Let’s talk about blocking now. As mentioned above, blocking takes 1 action to do. Now you’d think after running out of actions in a round, you’d be done for that round, right? Wrong. In the case of blocking you can actually consume actions from the next round to block incoming attacks in the current round. So the next round, you’d have fewer actions to work with but your chances of taking any damage have been reduced. You can also save your actions from a current round to block in the next round, but the actions you save can ONLY be used for blocking. If you don’t use those actions before your turn in the initiative order comes up, they are forfeited. I cannot tell you how many times this feature has saved my ass from certain amounts of indescribable pain.
Next we’ll cover some examples of weapons spanning the multiverse concept. Being from the Warhammer 40k universe, and a rank and file grunt of the Death Korps of the Krieg Imperial Guard, he started off with a few krak grenades (I love these things), a standard short pattern lasgun (aka “angry flashlight”), and a combat knife. For this system, just to point out how crap the lasgun was, it was given a damage output of 1d6. We all had a good laugh at that, until my squad started getting mowed down by emplaced E-web turrets. I don’t remember what the krak grenades did, but suffice it to say, they cleared out rooms quite nicely. Not too far into the first session, I came across an E-11 blaster rifle (standard issue for Star Wars Stormtroopers), and this thing was statted for 4d8 damage. As you can see, given the advancement in technology in the Star Wars universe, the weapon damage was scaled accordingly. I even requested adding an ACOG scope (or whatever equivalent version existed), and this originally added a plus one to my base attack roll, but was later changed to multiplying my range increment by 1.5, from 100 feet to 150 feet. Next, Thermal Detonators, holy crap these things are dangerous. They originally did somewhere around 6d10 damage at AP 1 (ignored 5 points of DR). This was later changed to 8d6 at AP 4. There was a blaster sniper rifle that did 4d12 damage at AP 2, with a range increment of 100-500 feet depending on what you set the scope to. Then there was standard D&D fare such as longswords, crossbows, etc. all at standard damage values. One thing to note about ranged weapons, as far as guns/repeating projectile weapons, is that you can get more damage out of them per attack. [my character] had the Double Tap asset, which allowed him to consume two rounds of ammo in a single attack to add an extra die of damage. So his blaster rifle could do 5d8 damage, the blaster sniper rifle could do 5d12 damage, etc. As for the range increments on ranged weapons, if the target was outside of one range increment, you were at a -2 penalty, and that stacked the farther out the target was.

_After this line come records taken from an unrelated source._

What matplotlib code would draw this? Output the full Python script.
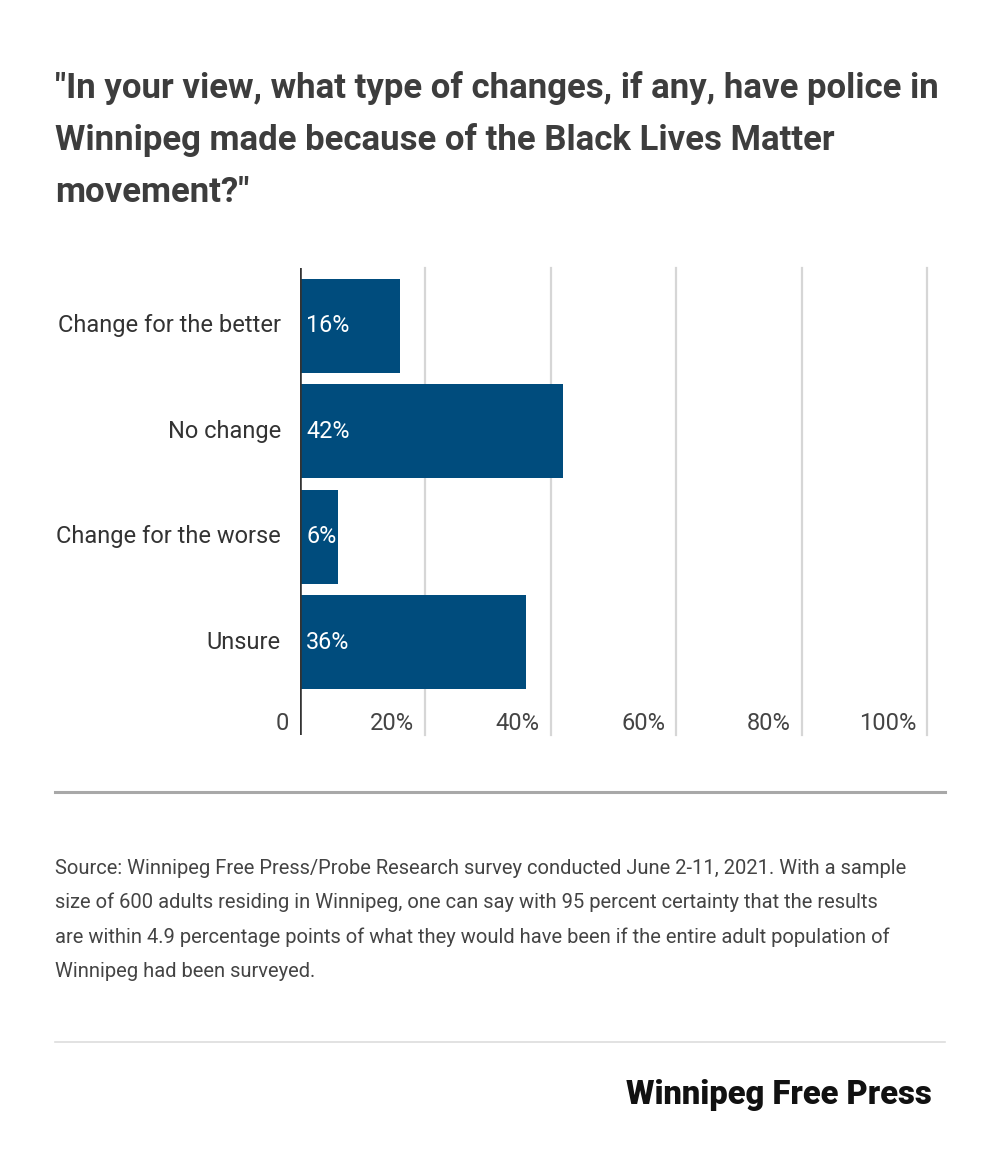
import matplotlib
matplotlib.use("Agg")
import matplotlib.pyplot as plt
import matplotlib.transforms as mtransforms

categories = ["Change for the better", "No change", "Change for the worse", "Unsure"]
values = [16, 42, 6, 36]
xticks = [0, 20, 40, 60, 80, 100]
xtick_labels = ["0", "20%", "40%", "60%", "80%", "100%"]

title_lines = ['"In your view, what type of changes, if any, have police in',
               'Winnipeg made because of the Black Lives Matter',
               'movement?"']
source_lines = ["Source: Winnipeg Free Press/Probe Research survey conducted June 2-11, 2021. With a sample",
                "size of 600 adults residing in Winnipeg, one can say with 95 percent certainty that the results",
                "are within 4.9 percentage points of what they would have been if the entire adult population of",
                "Winnipeg had been surveyed."]

plt.rcParams['font.family'] = ['Roboto', 'DejaVu Sans']

W, H = 1000, 1156
fig = plt.figure(figsize=(W / 100, H / 100), dpi=100)
fig.patch.set_facecolor("white")

def fx(px):
    return px / W

def fy(py):
    return 1 - py / H

# Title
for i, line in enumerate(title_lines):
    fig.text(fx(55), fy(88 + 52 * i), line, fontsize=25, fontweight='bold',
             color='#3d3d3d', ha='left', va='center')

# Axes
ax = fig.add_axes([fx(300), fy(735), fx(927) - fx(300), fy(268) - fy(735)])
ax.set_xlim(0, 100)
ax.set_ylim(3.88, -0.55)
for s in ax.spines.values():
    s.set_visible(False)
ax.set_xticks([])
ax.set_yticks([])

for t in xticks[1:]:
    ax.axvline(t, color='#d6d6d6', lw=1.6, zorder=0, clip_on=False)

bar_color = '#004c7d'
ypos = list(range(len(categories)))
ax.barh(ypos, values, height=0.89, color=bar_color, zorder=2)
ax.axvline(0, color='#333333', lw=2.6, zorder=3)

off_left = mtransforms.ScaledTranslation(-11 / 100, 0, fig.dpi_scale_trans)
off_right = mtransforms.ScaledTranslation(6 / 100, 0, fig.dpi_scale_trans)
off_cat = mtransforms.ScaledTranslation(-19 / 100, 0, fig.dpi_scale_trans)

for y, cat, v in zip(ypos, categories, values):
    ax.text(0, y, cat, ha='right', va='center', fontsize=17, color='#333333',
            transform=ax.transData + off_cat)
    ax.text(0, y, f"{v}%", ha='left', va='center', fontsize=16.8, color='white',
            transform=ax.transData + off_right, zorder=4)

blend = mtransforms.blended_transform_factory(ax.transData, ax.transAxes)
for t, lab in zip(xticks, xtick_labels):
    ax.text(t, 0.025, lab, ha='right', va='center', fontsize=17, color='#444444',
            transform=blend + off_left)

# Separator
fig.add_artist(plt.Line2D([fx(55), fx(945)], [fy(792), fy(792)], color='#a8a8a8', lw=2.2))

for i, line in enumerate(source_lines):
    fig.text(fx(55), fy(868 + 34.5 * i), line, fontsize=14.5, color='#444444',
             ha='left', va='center')

fig.add_artist(plt.Line2D([fx(55), fx(945)], [fy(1042), fy(1042)], color='#dddddd', lw=1.2))

fig.text(fx(932), fy(1095), "Winnipeg Free Press", fontsize=23.6, fontweight='black',
         color='#111111', ha='right', va='center', family=['Roboto', 'DejaVu Sans'])

fig.savefig("out.png", dpi=100, facecolor='white')
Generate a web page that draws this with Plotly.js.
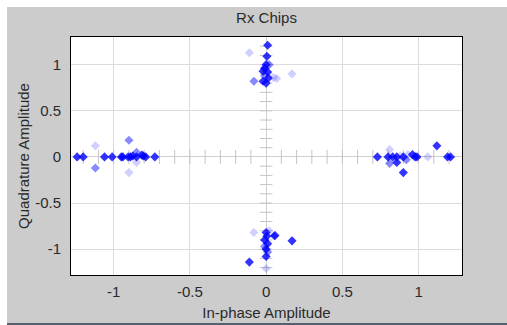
<!DOCTYPE html>
<html>
<head>
<meta charset="utf-8">
<script src="https://cdn.plot.ly/plotly-3.0.1.min.js"></script>
<style>
html,body{margin:0;padding:0;background:#ffffff;width:507px;height:325px;overflow:hidden;}
#frame{position:absolute;left:7px;top:7px;width:500px;height:316px;background:#cccccc;border-bottom:2px solid #56606e;}
#chart{width:500px;height:316px;}
</style>
</head>
<body>
<div id="frame"><div id="chart"></div></div>
<script>
// Strong (dark) chips
const darkI = [-1.24,-1.20,-1.06,-1.01,-0.95,-0.94,-0.905,-0.89,-0.875,-0.85,-0.815,-0.805,-0.79,-0.73,
  0.73,0.80,0.83,0.857,0.857,0.90,0.90,0.96,0.977,0.99,1.12,1.19,1.21,
  0.01,0.005,0.0,-0.01,0.01,-0.02,0.015,-0.02,0.0,
  0.0,0.005,-0.01,0.01,0.0,0.17,-0.11,0.0,0.055];
const darkQ = [0,0,0,0,0,0,0,0,0.01,0,0.02,0.01,0,0,
  0,0,0,0,-0.06,0,-0.17,0.025,0,0,0.12,0,0,
  1.21,1.09,1.0,0.96,0.92,0.93,0.855,0.82,0.80,
  -0.82,-0.86,-0.9,-0.94,-1.0,-0.91,-1.14,-1.08,-0.855];
// Medium chips
const midI = [-1.12,-0.90,-0.85,0.81,0.92,-0.08,0.02,-0.01,0.06,-0.01,0.01];
const midQ = [-0.12,0.18,0.05,-0.07,-0.03,0.82,1.0,0.88,-0.85,-0.97,-1.03];
// Faint chips
const lightI = [-1.12,-0.90,-0.85,0.81,0.93,1.06,0.88,-0.11,0.17,0.05,0.07,-0.08,0.0,0.02];
const lightQ = [0.12,-0.17,-0.06,0.08,0.025,0,0.01,1.13,0.90,0.86,0.85,-0.82,-1.21,-0.80];

const xTickVals = [-1,-0.5,0,0.5,1];
const xTickText = ['-1','-0.5','0','0.5','1'];
const yTickVals = [-1,-0.5,0,0.5,1];
const yTickText = ['-1','-0.5','0','0.5','1'];

// crosshair minor ticks (decoration)
const hx = [], hy = [], vx = [], vy = [];
for (let k = -12; k <= 12; k++) {
  if (k === 0) continue;
  hx.push(k/10); hy.push(0);
  vx.push(0); vy.push(k/10);
}

const font = {family: 'Liberation Sans, Arial, sans-serif', size: 15, color: '#2a2a2a'};

const traces = [
  {x: hx, y: hy, mode: 'markers', type: 'scatter', hoverinfo: 'skip',
   marker: {symbol: 'line-ns', size: 10, line: {color: '#c4c4c4', width: 1}}},
  {x: vx, y: vy, mode: 'markers', type: 'scatter', hoverinfo: 'skip',
   marker: {symbol: 'line-ew', size: 9, line: {color: '#c4c4c4', width: 1}}},
  {x: lightI, y: lightQ, mode: 'markers', type: 'scatter',
   marker: {symbol: 'diamond', size: 7, color: 'rgba(40,40,255,0.22)', line: {width: 0}}},
  {x: midI, y: midQ, mode: 'markers', type: 'scatter',
   marker: {symbol: 'diamond', size: 7, color: 'rgba(20,20,255,0.5)', line: {width: 0}}},
  {x: darkI, y: darkQ, mode: 'markers', type: 'scatter',
   marker: {symbol: 'diamond', size: 7, color: 'rgba(0,0,255,0.8)', line: {width: 0}}}
];

const layout = {
  width: 500, height: 316,
  margin: {l: 64, r: 45, t: 30, b: 48},
  paper_bgcolor: '#cccccc',
  plot_bgcolor: '#ffffff',
  showlegend: false,
  font: font,
  title: {text: 'Rx Chips', font: font,
          x: 0.5, xref: 'paper', y: 0.965, yref: 'container', yanchor: 'middle'},
  xaxis: {range: [-1.28, 1.285], tickvals: xTickVals, ticktext: xTickText,
          showgrid: true, gridcolor: '#dcdcdc', zeroline: true, zerolinecolor: '#cfcfcf', zerolinewidth: 1,
          showline: true, linecolor: '#000000', linewidth: 1, mirror: true,
          ticks: 'outside', ticklen: 3, tickcolor: 'rgba(0,0,0,0)',
          title: {text: 'In-phase Amplitude', font: font, standoff: 8}},
  yaxis: {range: [-1.28, 1.30], tickvals: yTickVals, ticktext: yTickText,
          showgrid: true, gridcolor: '#dcdcdc', zeroline: true, zerolinecolor: '#cfcfcf', zerolinewidth: 1,
          showline: true, linecolor: '#000000', linewidth: 1, mirror: true,
          ticks: 'outside', ticklen: 6, tickcolor: 'rgba(0,0,0,0)',
          title: {text: 'Quadrature Amplitude', font: font, standoff: 1}}
};

Plotly.newPlot('chart', traces, layout, {displayModeBar: false, staticPlot: true});
</script>
</body>
</html>
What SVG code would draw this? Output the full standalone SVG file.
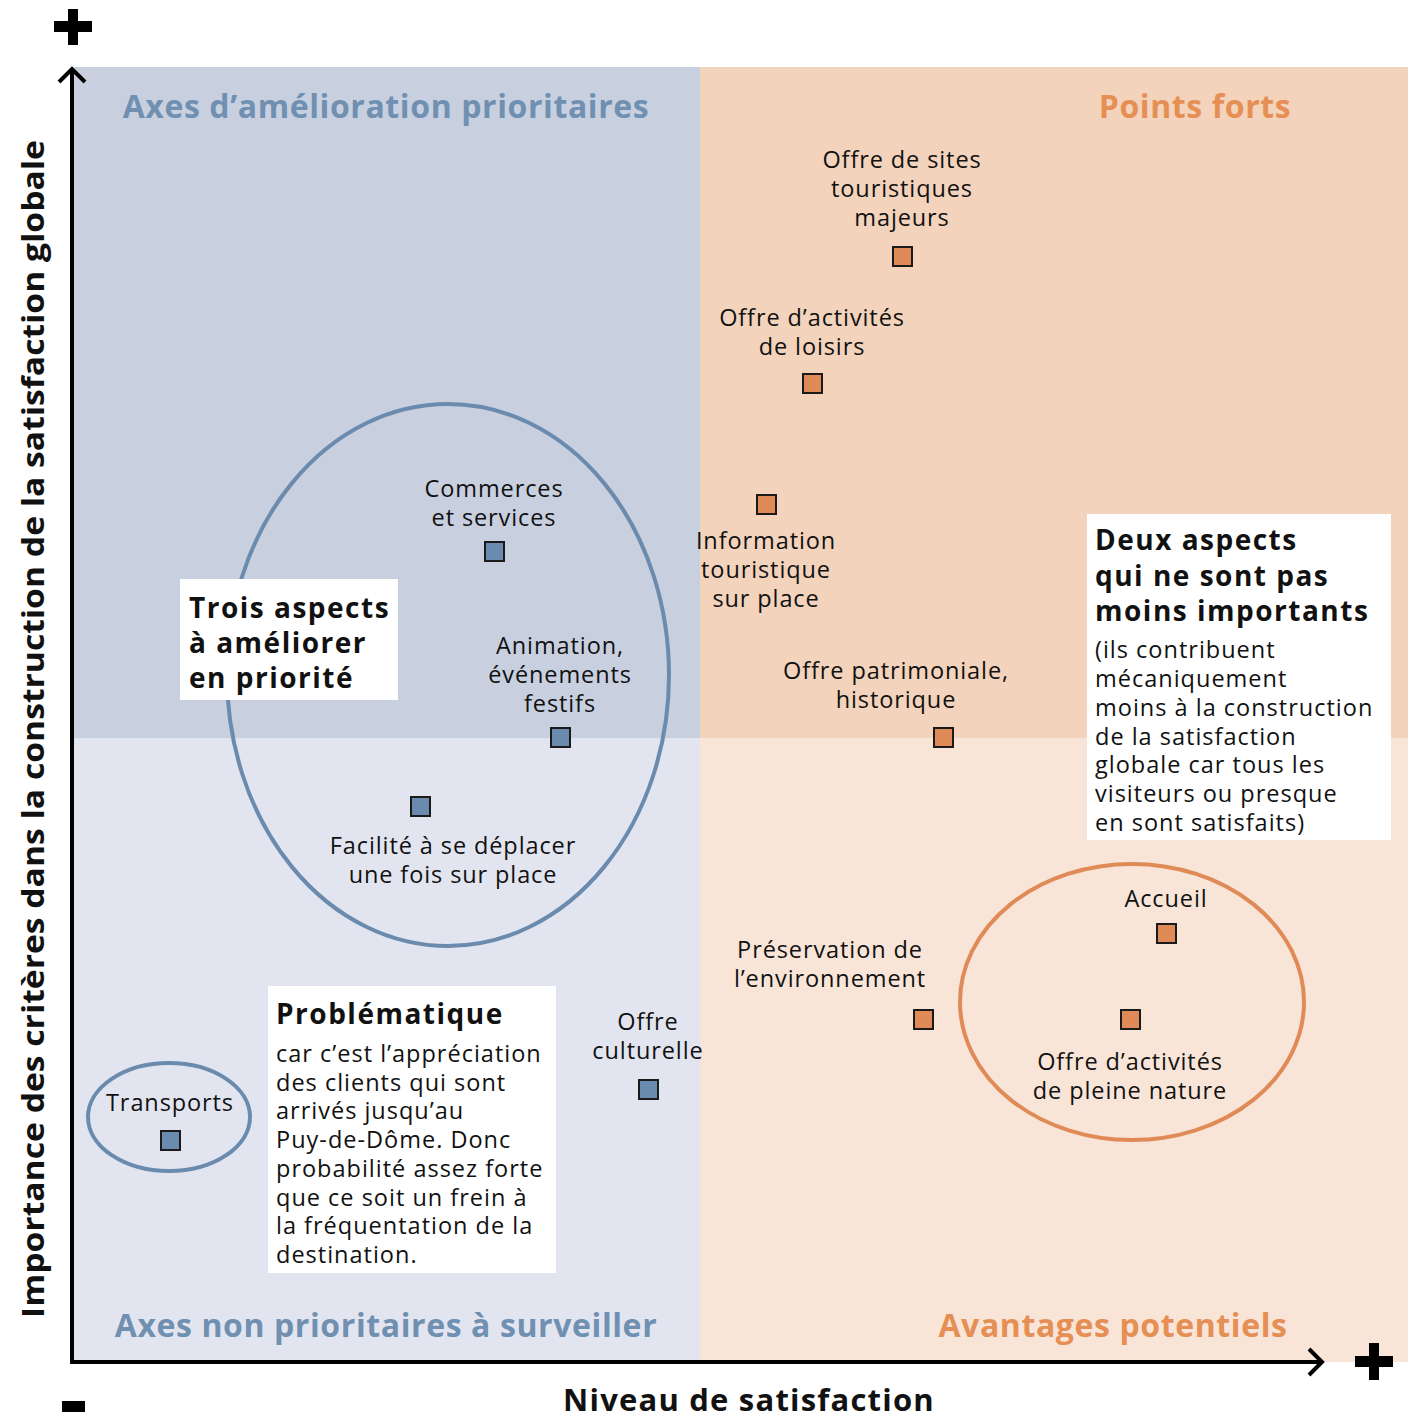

Oh yes, now my favorite topic, Grappling and Martial Maneuvers. Somebody grabs you, make a grapple check. If you fail, you are now grappled, and can’t do crap. You have to make both a grapple check to be on equal footing with the opponent, and then another grapple check to break free….I cannot describe how much of a bitch these checks were to make while leveling up. It was even worse for [redacted], who had shit grapple rolls, and would consistently need two nat 20s in a row to escape a grapple, guess how often that happened? Now, for martial maneuvers, if an enemy used this on you, they were either trying to disarm you or essentially trip you to prone so they could mess you up. Like grapple, you have to counter with your own martial maneuver roll. Not that bad, this one didn’t come up as often, but still something to dread happening.
Oh right, critical hits, almost forgot those. You roll a nat 20 or whatever the crit range on your weapon was, you auto crit so long as the roll bypasses the opponent’s defense or block roll, no rolling to confirm afterwards like in D&D. The critical hits do the full damage of your roll, and then add an equivalent amount as precision damage depending on the crit multiplier. Pretty cool, right? Well, half the enemies in the game I played were undead or constructs or some other form of frickery that only took half precision damage or none at all. The worst part is if you get a crit, and the first set of damage doesn’t make it past your opponent’s DR, the precision damage doesn’t get through. Now THAT can be a real pain in the ass.